Herbert M. Shelton about the laws of life:
'In those ancient Hebrew writings that are collectively known to us as the Old Testament there is expressed a conception of the way in which punishment for "sin" is brought about, that I think we would do well to understand. This punishment is described as "even the fruit of their own thoughts."
Every act and every emotion has its consequence. The act and the consequence are inseparable - as inseparable as light and shadow. It is, therefore, not possible to do a thing without setting in motion the necessary train of consequences - of reactions.
There is no "beyond good and evil." Evil is that which has harmful consequences. Good is that which has helpful consequences. Evil is that which detracts from the powers of life and tends towards death. Good is that which enhances the powers of life and avails towards greater life. Here is the measure of right and wrong. Here is the criterion by which any mode of living is to be judged.
That is right living which produces and maintains health and happiness and increases life. That is wrong living, which impairs health, produces misery and decreases life.
To be more specific, right living is that living which conforms in all of its details with the laws of life; wrong living is that living, that in part or much of its details is in conflict with these laws.
The laws of life are not something imposed upon the organization of man. They are imbedded in the very structure of our being, in our tissues, our nerve and muscle cells, our bloodstream, into the total organism. They are the way we are constituted to live.
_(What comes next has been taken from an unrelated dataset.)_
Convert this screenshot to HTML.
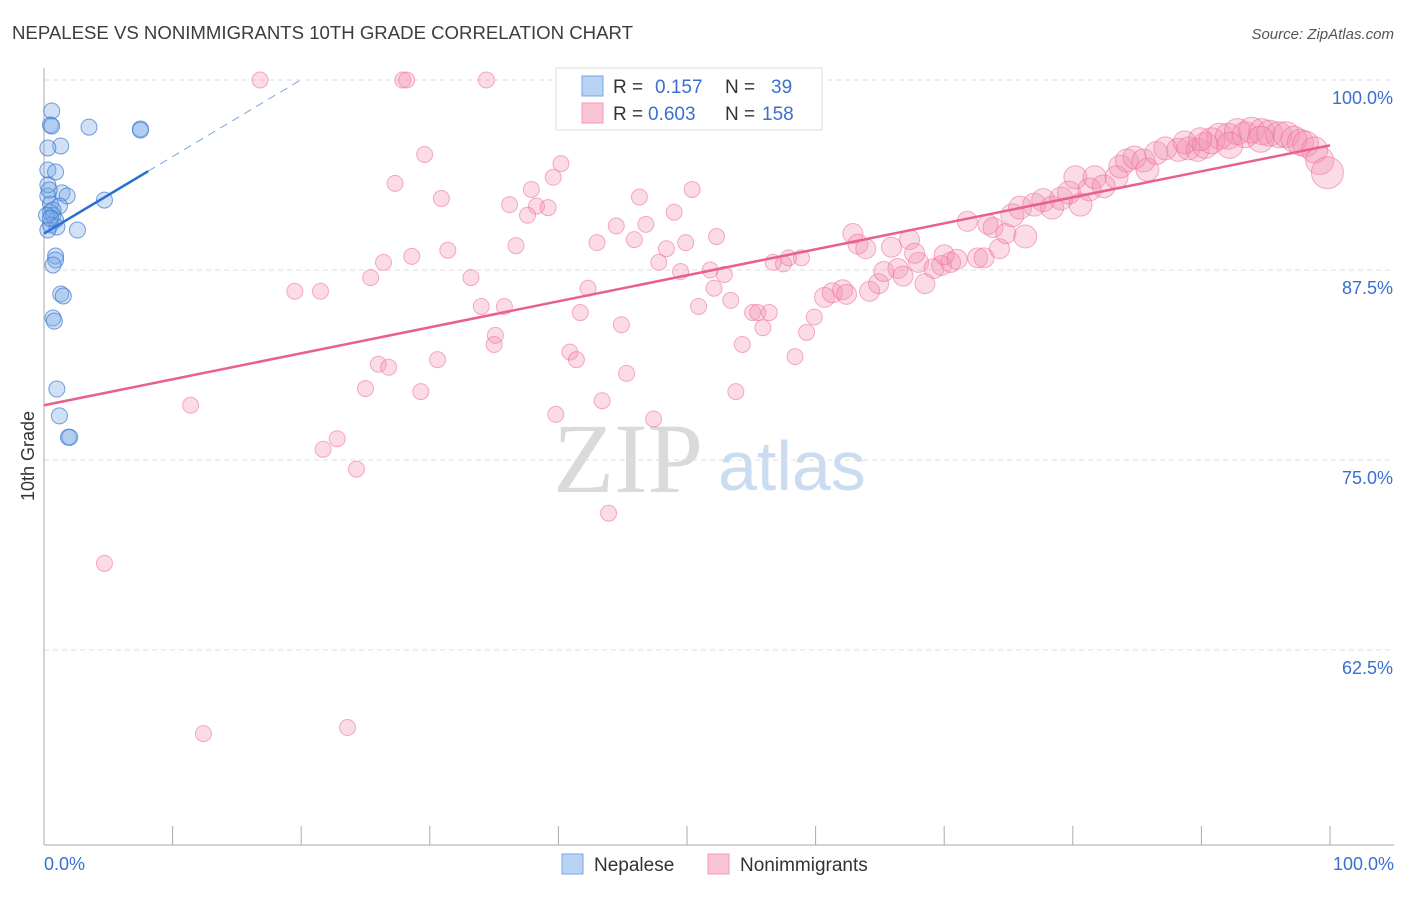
<!DOCTYPE html>
<html><head><meta charset="utf-8"><style>
body{margin:0;background:#fff;font-family:"Liberation Sans",sans-serif}
svg text{font-family:"Liberation Sans",sans-serif}
</style></head><body>
<svg id="chart" width="1406" height="892" xmlns="http://www.w3.org/2000/svg">
<text x="12" y="39" font-size="18.6" fill="#3c3c3c">NEPALESE VS NONIMMIGRANTS 10TH GRADE CORRELATION CHART</text>
<text x="1394" y="39" font-size="15" fill="#555" text-anchor="end" font-style="italic">Source: ZipAtlas.com</text>
<text x="553" y="492" font-size="100" fill="#dadada" style="font-family:'Liberation Serif',serif">ZIP</text>
<text x="718" y="490" font-size="70" fill="#cbdcf1">atlas</text>
<g id="grid"></g><g id="axes"></g><g id="pinkpts"></g><g id="bluepts"></g><g id="lines"></g>
<text transform="translate(34,456) rotate(-90)" font-size="18" fill="#333" text-anchor="middle">10th Grade</text>
<text x="44" y="870" font-size="18" fill="#3a6fd0">0.0%</text>
<text x="1394" y="870" font-size="18" fill="#3a6fd0" text-anchor="end">100.0%</text>
<g>
<rect x="556" y="68" width="266" height="62" fill="#fff" stroke="#ddd"/>
<rect x="582" y="76" width="21" height="20" fill="#b8d3f3" stroke="#7aa6e0"/>
<text x="613" y="93" font-size="19" fill="#333">R =</text><text x="655" y="93" font-size="19" fill="#3a6fd0">0.157</text>
<text x="725" y="93" font-size="19" fill="#333">N =</text><text x="771" y="93" font-size="19" fill="#3a6fd0">39</text>
<rect x="582" y="103" width="21" height="20" fill="#f9c5d4" stroke="#f09ab4"/>
<text x="613" y="120" font-size="19" fill="#333">R =</text><text x="648" y="120" font-size="19" fill="#3a6fd0">0.603</text>
<text x="725" y="120" font-size="19" fill="#333">N =</text><text x="762" y="120" font-size="19" fill="#3a6fd0">158</text>
</g>
<g><rect x="562" y="854" width="21" height="20" fill="#b8d3f3" stroke="#7aa6e0"/><text x="594" y="871" font-size="19" fill="#333">Nepalese</text></g>
<g><rect x="708" y="854" width="21" height="20" fill="#f9c5d4" stroke="#f09ab4"/><text x="740" y="871" font-size="19" fill="#333">Nonimmigrants</text></g>
</svg>
<script>
const yTicks=[100,87.5,75,62.5];
const yTickLabels=["100.0%","87.5%","75.0%","62.5%"];
const blueX=[0.6,0.5,0.6,3.5,7.5,7.5,1.3,0.3,0.3,0.9,1.4,1.8,0.3,0.5,1.2,4.7,0.5,0.7,0.9,0.5,1.0,2.6,0.3,0.9,0.9,0.7,1.3,1.5,0.7,0.8,1.0,1.2,1.9,2.0,0.3,0.4,0.7,0.2,0.5];
const blueY=[97.96,97.04,96.97,96.9,96.78,96.7,95.66,95.53,94.08,93.95,92.57,92.37,92.37,91.84,91.71,92.1,91.3,91.1,90.8,90.46,90.33,90.13,90.13,88.42,88.16,87.83,85.92,85.79,84.34,84.14,79.67,77.9,76.5,76.5,93.1,92.76,91.45,91.1,90.9];
const pinkX=[16.8,27.9,28.2,34.4,29.6,40.2,27.3,39.6,37.9,30.9,46.3,50.4,36.2,38.3,39.2,37.6,49.0,44.5,46.8,43.0,45.9,52.3,49.9,36.7,31.4,28.6,26.4,48.4,47.8,49.5,51.8,52.9,25.4,33.2,19.5,21.5,42.3,52.1,53.4,34.0,35.8,41.7,50.9,44.9,55.1,56.4,55.5,55.9,35.1,35.0,40.9,41.4,54.3,26.0,26.8,30.6,45.3,25.0,29.3,53.8,43.4,11.4,39.8,47.4,22.8,21.7,24.3,43.9,4.7,12.4,23.6,56.7,57.5,58.9,57.9,59.3,59.9,60.7,61.3,62.1,62.4,64.2,64.9,65.3,66.4,66.8,68.0,69.2,69.8,70.5,70.0,71.0,72.6,73.1,74.3,62.9,63.3,63.9,65.9,67.3,67.7,68.5,58.4,71.8,73.4,73.8,74.8,76.3,75.3,75.9,77.0,77.7,78.4,79.1,79.7,80.6,80.2,81.3,81.7,82.4,83.4,83.7,84.2,84.8,85.8,85.5,86.5,87.2,88.2,89.0,89.7,90.3,90.8,91.4,92.1,92.8,93.4,93.9,94.7,95.3,96.0,96.6,97.2,97.7,98.1,98.8,99.2,99.8,88.7,92.2,94.6,89.9];
const pinkY=[100,100,100,100,95.1,94.5,93.2,93.6,92.8,92.2,92.3,92.8,91.8,91.7,91.6,91.1,91.3,90.4,90.5,89.3,89.5,89.7,89.3,89.1,88.8,88.4,88.0,88.9,88.0,87.4,87.5,87.2,87.0,87.0,86.1,86.1,86.3,86.3,85.5,85.1,85.1,84.7,85.1,83.9,84.7,84.7,84.7,83.7,83.2,82.6,82.1,81.6,82.6,81.3,81.1,81.6,80.7,79.7,79.5,79.5,78.9,78.6,78.0,77.7,76.4,75.7,74.4,71.5,68.2,57.0,57.4,88.0,87.9,88.3,88.3,83.4,84.4,85.7,86.0,86.2,85.9,86.1,86.6,87.4,87.6,87.1,88.0,87.6,87.8,88.0,88.5,88.2,88.3,88.3,88.9,89.9,89.2,88.9,89.0,89.5,88.6,86.6,81.8,90.7,90.5,90.3,89.9,89.7,91.1,91.6,91.8,92.1,91.6,92.2,92.6,91.8,93.6,92.8,93.6,93.0,93.6,94.3,94.7,94.9,94.1,94.7,95.2,95.5,95.4,95.5,95.4,95.7,96.0,96.3,96.3,96.6,96.4,96.7,96.6,96.5,96.4,96.4,96.1,95.9,95.8,95.4,94.7,93.9,95.9,95.7,96.1,96.1];
const pinkFit=[78.6,95.7];
const blueFit=[89.9,94.0];
const blueFitEndX=8.1;
const NS="http://www.w3.org/2000/svg";
const xs=v=>44+v*12.86;
const ys=v=>80+(100-v)*15.2;
function mk(tag,attrs,parent){const e=document.createElementNS(NS,tag);for(const k in attrs)e.setAttribute(k,attrs[k]);parent.appendChild(e);return e;}
const grid=document.getElementById('grid'),axes=document.getElementById('axes');
yTicks.forEach((t,i)=>{
  const l=mk('line',{x1:44,x2:1394,y1:ys(t),y2:ys(t),stroke:'#ddd','stroke-dasharray':'5,4'},grid);
  
  
  const tx=mk('text',{x:1393,y:ys(t)+24,'font-size':18,fill:'#3a6fd0','text-anchor':'end'},grid);
  tx.textContent=yTickLabels[i];
  
  
});
const ya=mk('line',{x1:44,x2:44,y1:68,y2:845,stroke:'#aaa'},axes);


const xa=mk('line',{x1:44,x2:1394,y1:845,y2:845,stroke:'#aaa'},axes);


for(let i=0;i<=10;i++){const t=mk('line',{x1:xs(i*10),x2:xs(i*10),y1:826,y2:845,stroke:'#aaa'},axes);

}
const pg=document.getElementById('pinkpts');
pinkX.forEach((x,i)=>{
  let r=x<60?8:x<75?10:x<90?11.5:13; if(x>99.5)r=16; else if(x>99)r=14;
  const c=mk('circle',{cx:xs(x),cy:ys(pinkY[i]),r:r,fill:'rgba(244,143,177,0.32)',stroke:'rgba(236,110,150,0.55)','stroke-width':1},pg);
  
  
});
const bg=document.getElementById('bluepts');
blueX.forEach((x,i)=>{
  const c=mk('circle',{cx:xs(x),cy:ys(blueY[i]),r:8,fill:'rgba(120,170,230,0.35)',stroke:'rgba(60,120,210,0.7)','stroke-width':1},bg);
  
  
});
const lg=document.getElementById('lines');
const pl=mk('line',{x1:xs(0),y1:ys(pinkFit[0]),x2:xs(100),y2:ys(pinkFit[1]),stroke:'#e8608e','stroke-width':2.5},lg);


const slope=(blueFit[1]-blueFit[0])/blueFitEndX;
const bl=mk('line',{x1:xs(0),y1:ys(blueFit[0]),x2:xs(blueFitEndX),y2:ys(blueFit[1]),stroke:'#2a6fd6','stroke-width':2.5},lg);


const ex=(100-blueFit[0])/slope;
const bd=mk('line',{x1:xs(blueFitEndX),y1:ys(blueFit[1]),x2:xs(ex),y2:ys(100),stroke:'#7aa6e0','stroke-width':1,'stroke-dasharray':'8,6'},lg);


</script>
</body></html>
If we live according to them, we live; if we do not live according to them, we don't truly live. Since these laws are fundamental parts of us, we cannot revolt against them without revolting against ourselves. They are the fountain of life and when we flout them we cease to drink at that fountain.
Natural law represents the way things are made to work. If you try to work some other way, you work your own ruin. Wrong living is an effort to live against the very nature of things; it is an endeavor to flout the very constitution of being, to divorce oneself from that fundament upon which life rests, and it ends only in destruction. The wrong liver renders himself unfit to survive. He breaks down, disintegrates, perishes. He refuses to observe the laws of life, so he rots and is no more.
We cannot run away from the laws of being without running away from ourselves. There simply is no escape, except in death.
The sum-total of the modern revolt against nature is this: We who have decided we cannot and will not live with nature soon come to find that we cannot live with ourselves. The man who flouts the laws of nature is not merely a problem to those around him -- he is a problem to himself."